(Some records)
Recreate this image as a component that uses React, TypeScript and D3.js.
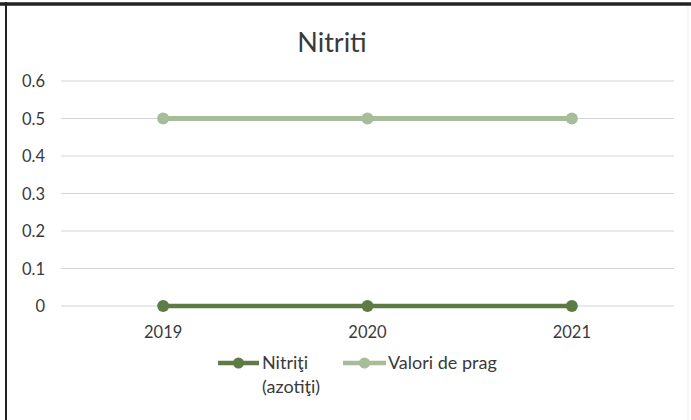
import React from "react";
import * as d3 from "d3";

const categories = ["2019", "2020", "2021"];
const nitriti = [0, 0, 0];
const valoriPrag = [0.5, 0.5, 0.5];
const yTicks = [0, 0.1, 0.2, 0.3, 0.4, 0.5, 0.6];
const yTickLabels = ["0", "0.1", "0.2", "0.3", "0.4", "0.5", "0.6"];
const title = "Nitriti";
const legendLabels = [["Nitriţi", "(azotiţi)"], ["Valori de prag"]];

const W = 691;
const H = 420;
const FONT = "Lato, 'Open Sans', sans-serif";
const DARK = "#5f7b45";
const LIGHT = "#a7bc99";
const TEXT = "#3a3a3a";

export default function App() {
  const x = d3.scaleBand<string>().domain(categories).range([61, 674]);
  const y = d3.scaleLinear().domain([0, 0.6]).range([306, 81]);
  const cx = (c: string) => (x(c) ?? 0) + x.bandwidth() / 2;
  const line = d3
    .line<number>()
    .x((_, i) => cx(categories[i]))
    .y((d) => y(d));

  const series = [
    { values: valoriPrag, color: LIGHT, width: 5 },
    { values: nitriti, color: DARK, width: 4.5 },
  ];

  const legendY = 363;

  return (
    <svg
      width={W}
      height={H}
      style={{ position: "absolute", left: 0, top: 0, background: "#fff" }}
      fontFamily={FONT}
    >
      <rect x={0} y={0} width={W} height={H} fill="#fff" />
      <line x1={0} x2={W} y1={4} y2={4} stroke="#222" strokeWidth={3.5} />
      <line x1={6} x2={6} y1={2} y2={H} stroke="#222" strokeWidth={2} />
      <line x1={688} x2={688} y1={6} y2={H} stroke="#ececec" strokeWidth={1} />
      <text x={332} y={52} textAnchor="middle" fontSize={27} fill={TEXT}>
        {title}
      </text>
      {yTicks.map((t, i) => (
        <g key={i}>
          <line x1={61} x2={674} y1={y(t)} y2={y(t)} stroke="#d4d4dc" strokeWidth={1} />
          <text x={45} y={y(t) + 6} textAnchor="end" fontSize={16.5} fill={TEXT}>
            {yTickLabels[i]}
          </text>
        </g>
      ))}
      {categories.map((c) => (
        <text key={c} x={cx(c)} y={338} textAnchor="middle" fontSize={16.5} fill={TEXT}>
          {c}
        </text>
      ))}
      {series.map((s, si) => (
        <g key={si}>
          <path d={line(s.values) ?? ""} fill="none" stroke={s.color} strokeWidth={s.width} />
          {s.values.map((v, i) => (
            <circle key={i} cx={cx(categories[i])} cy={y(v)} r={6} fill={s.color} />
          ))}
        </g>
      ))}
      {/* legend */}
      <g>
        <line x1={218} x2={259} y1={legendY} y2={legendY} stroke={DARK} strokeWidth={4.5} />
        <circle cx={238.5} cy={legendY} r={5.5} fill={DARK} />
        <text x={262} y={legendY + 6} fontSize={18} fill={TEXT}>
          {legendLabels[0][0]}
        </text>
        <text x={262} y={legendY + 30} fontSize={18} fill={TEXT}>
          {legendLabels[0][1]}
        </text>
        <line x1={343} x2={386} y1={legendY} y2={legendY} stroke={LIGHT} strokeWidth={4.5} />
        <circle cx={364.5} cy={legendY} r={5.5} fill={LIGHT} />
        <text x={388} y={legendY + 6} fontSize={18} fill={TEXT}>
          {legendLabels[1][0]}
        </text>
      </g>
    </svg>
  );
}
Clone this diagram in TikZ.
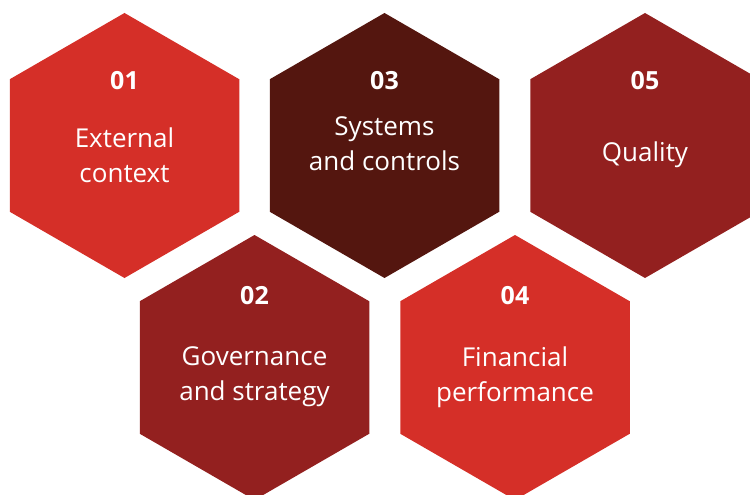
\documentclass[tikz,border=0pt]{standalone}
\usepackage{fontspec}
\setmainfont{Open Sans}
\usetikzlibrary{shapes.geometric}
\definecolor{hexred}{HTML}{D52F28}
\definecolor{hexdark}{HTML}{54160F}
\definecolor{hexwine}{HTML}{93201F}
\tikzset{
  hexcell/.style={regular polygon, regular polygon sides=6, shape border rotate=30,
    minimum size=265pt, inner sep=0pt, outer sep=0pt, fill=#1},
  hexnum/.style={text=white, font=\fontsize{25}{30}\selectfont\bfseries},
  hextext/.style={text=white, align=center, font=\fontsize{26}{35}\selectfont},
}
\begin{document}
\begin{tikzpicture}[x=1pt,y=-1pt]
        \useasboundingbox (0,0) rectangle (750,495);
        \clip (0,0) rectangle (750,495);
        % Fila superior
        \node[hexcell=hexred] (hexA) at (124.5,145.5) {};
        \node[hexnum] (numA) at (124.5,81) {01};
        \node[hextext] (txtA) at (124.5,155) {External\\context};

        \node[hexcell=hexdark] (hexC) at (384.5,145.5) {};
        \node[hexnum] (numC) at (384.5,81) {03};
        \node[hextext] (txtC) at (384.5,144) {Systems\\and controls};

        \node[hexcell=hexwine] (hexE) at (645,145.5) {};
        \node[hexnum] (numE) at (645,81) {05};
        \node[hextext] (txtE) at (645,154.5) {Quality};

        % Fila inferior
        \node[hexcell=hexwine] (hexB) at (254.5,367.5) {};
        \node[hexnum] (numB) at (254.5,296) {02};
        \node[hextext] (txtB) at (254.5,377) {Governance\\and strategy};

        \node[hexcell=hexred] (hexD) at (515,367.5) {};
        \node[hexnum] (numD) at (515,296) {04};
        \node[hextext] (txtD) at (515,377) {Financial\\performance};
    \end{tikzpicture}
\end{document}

§ **Goal of the exercise**:
Tally up how many lines in the preceding listing contain the word "React". Give nothing but the number.

§ **Reply to the task**:
2